Ce passage-là, je l’ai commenté sous leur vidéo, je ne pense pas qu’ils le verront, mais c’est juste pour dire que je ne prends personne en traître.
Ce passage est problématique juridiquement mais aussi un tout petit peu « déontologiquement », j’ai envie de dire. Parce que même si j’ai ouvert cette vidéo en disant que c’est une scène typique d’un groupe de gens lambda qui s’interroge sur le droit, il n’en reste pas moins que Thomas, lui, se dit zététicien, que je traduis moi par technicien de la rhétorique. Et pour être totalement honnête avec vous tous, de ce que j’en ai vu jusqu’à maintenant, c’est un peu…
Alors, vu que je reproche à Thomas son manque de retenue sur ce coup-là, je vais choisir mes mots et je dirais : c’est un peu du sophisme ce truc-là pour moi. De ce que j’en ai vu pour le moment, après, encore une fois, j’ai pas que ça à faire de ma vie… Bref !
Et qu’à ce titre il ne devrait pas se permettre ce genre de commentaire très mis en scène : « attention je vais dire des mots ». Pourquoi ? Bah parce que, même si on peut le penser de bonne foi, c’est fait pour rendre volontairement ridicules les injures utilisées.
Sauf que, comme ce que j’ai dit dans le commentaire, y a une autre affaire, le mec comprenait pas qu’il comparaisse pour violence, il disait : « je lui ai juste foutu une baffe ». Tu vois ? Là pour moi on est au même niveau.
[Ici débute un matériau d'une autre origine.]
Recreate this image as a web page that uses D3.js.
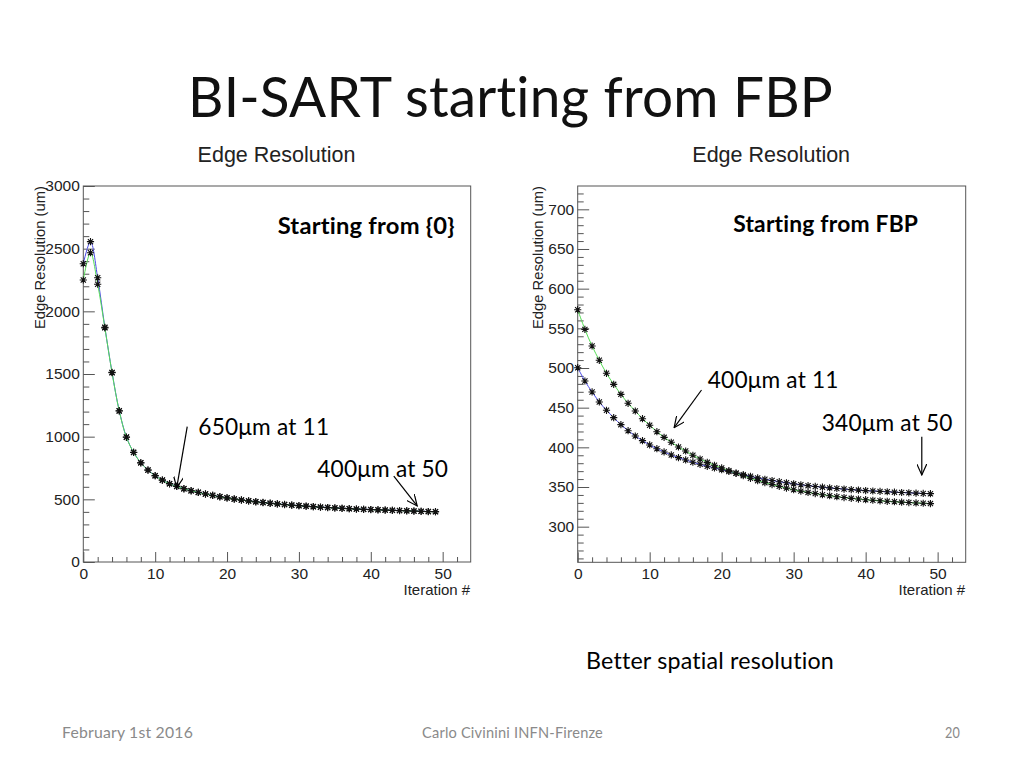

Je pourrais utiliser un autre exemple beaucoup plus outrancier et polémique, mais ça risque d’occulter toute la vidéo pour faire un drama dessus, donc je le fais pas, mais je suis sûr que tu peux le deviner.
L’injure est clairement définie comme « Toute expression outrageante, termes de mépris ou invective qui ne renferme l’imputation d’aucun fait ».
Après dans les faits ça a beau être « juste » merde, ou « juste » con, c’est répréhensible, et Stéphane Édouard compte faire valoir ses droits. Point. Et je ne suis vraiment pas sûr qu’il soit en tort sur ce coup-là.